▼
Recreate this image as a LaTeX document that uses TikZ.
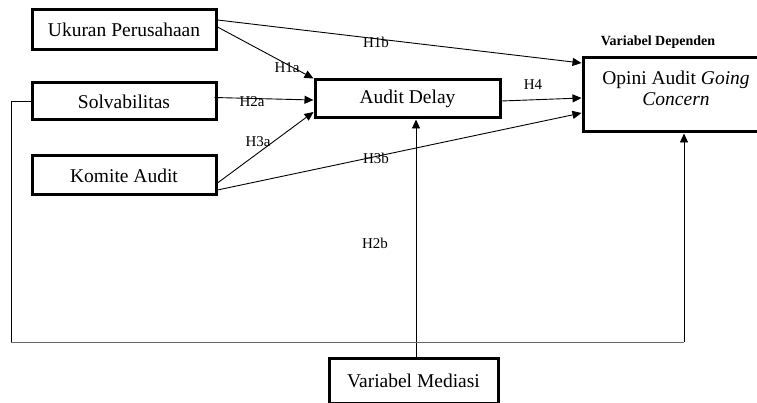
\documentclass[tikz,border=0pt]{standalone}
\usepackage{fontspec}
\setmainfont{Liberation Serif}
\usetikzlibrary{arrows.meta}
\begin{document}
\begin{tikzpicture}[x=1pt,y=-1pt,
  box/.style={draw,line width=3pt,rectangle,inner sep=0pt,font=\fontsize{19.5}{21}\selectfont,align=center},
  conn/.style={line width=0.9pt,-{Triangle[length=9pt,width=8pt]}},
  plain/.style={line width=0.9pt},
  hlab/.style={font=\fontsize{15}{17}\selectfont,inner sep=0pt}]
\useasboundingbox (0,0) rectangle (757,403);
\clip (0,0) rectangle (757,403);
\node[box,minimum width=184pt,minimum height=40pt] (uk) at (124,30) {Ukuran Perusahaan};
\node[box,minimum width=184pt,minimum height=37pt] (solv) at (124,101.5) {Solvabilitas};
\node[box,minimum width=184pt,minimum height=39pt] (kom) at (124,175.5) {Komite Audit};
\node[box,minimum width=185pt,minimum height=38pt] (ad) at (407.5,99) {Audit Delay};
\node[box,minimum width=186pt,minimum height=74pt] (op) at (676,95) {};
\node[font=\fontsize{19.5}{21}\selectfont,align=center,inner sep=0pt] (optext) at (676,88) {Opini Audit \textit{Going}\\\textit{Concern}};
\node[font=\bfseries\fontsize{14}{16}\selectfont,inner sep=0pt] (dep) at (658,42) {Variabel Dependen};
\node[box,minimum width=169pt,minimum height=45pt] (med) at (413.5,381) {Variabel Mediasi};

\draw[conn] ([yshift=3pt]uk.east) -- (ad.north west);
\draw[conn] ([yshift=10pt]uk.east) -- ([yshift=32pt]op.west);
\draw[conn] ([yshift=4pt,xshift=-3pt]solv.east) -- ([yshift=-1pt]ad.west);
\draw[conn] ([yshift=-7.5pt]kom.east) -- ([yshift=-13pt]ad.west);
\draw[conn] ([yshift=-14.5pt]kom.east) -- ([yshift=-18pt]op.west);
\draw[conn] ([yshift=-2pt]ad.east) -- ([yshift=-3pt]op.west);
\draw[conn] ([xshift=2.5pt]med.north) -- ([xshift=2.5pt]med.north |- ad.south);

\coordinate (l1) at (11,101.5);
\coordinate (l2) at (11,342);
\coordinate (l3) at (684,342);
\draw[plain] (solv.west) -- (l1) -- (l2);
\draw[plain,black!60] (l2) -- (l3);
\draw[conn] (l3) -- (l3 |- op.south);

\node[hlab] (h1a) at (287,68) {H1a};
\node[hlab] (h2a) at (252,102) {H2a};
\node[hlab] (h3a) at (258,142) {H3a};
\node[hlab] (h1b) at (376,42) {H1b};
\node[hlab] (h3b) at (376,158) {H3b};
\node[hlab] (h4) at (533,85) {H4};
\node[hlab] (h2b) at (375,243) {H2b};
\end{tikzpicture}
\end{document}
▲
**EXERCISE TASK**
Pictures stay out. Print the data exactly, from its first line through the line containing "width=169pt,minimum height=45pt] (med)".

**TASK RESULT**
Recreate this image as a LaTeX document that uses TikZ.
\documentclass[tikz,border=0pt]{standalone}
\usepackage{fontspec}
\setmainfont{Liberation Serif}
\usetikzlibrary{arrows.meta}
\begin{document}
\begin{tikzpicture}[x=1pt,y=-1pt,
  box/.style={draw,line width=3pt,rectangle,inner sep=0pt,font=\fontsize{19.5}{21}\selectfont,align=center},
  conn/.style={line width=0.9pt,-{Triangle[length=9pt,width=8pt]}},
  plain/.style={line width=0.9pt},
  hlab/.style={font=\fontsize{15}{17}\selectfont,inner sep=0pt}]
\useasboundingbox (0,0) rectangle (757,403);
\clip (0,0) rectangle (757,403);
\node[box,minimum width=184pt,minimum height=40pt] (uk) at (124,30) {Ukuran Perusahaan};
\node[box,minimum width=184pt,minimum height=37pt] (solv) at (124,101.5) {Solvabilitas};
\node[box,minimum width=184pt,minimum height=39pt] (kom) at (124,175.5) {Komite Audit};
\node[box,minimum width=185pt,minimum height=38pt] (ad) at (407.5,99) {Audit Delay};
\node[box,minimum width=186pt,minimum height=74pt] (op) at (676,95) {};
\node[font=\fontsize{19.5}{21}\selectfont,align=center,inner sep=0pt] (optext) at (676,88) {Opini Audit \textit{Going}\\\textit{Concern}};
\node[font=\bfseries\fontsize{14}{16}\selectfont,inner sep=0pt] (dep) at (658,42) {Variabel Dependen};
\node[box,minimum width=169pt,minimum height=45pt] (med) at (413.5,381) {Variabel Mediasi};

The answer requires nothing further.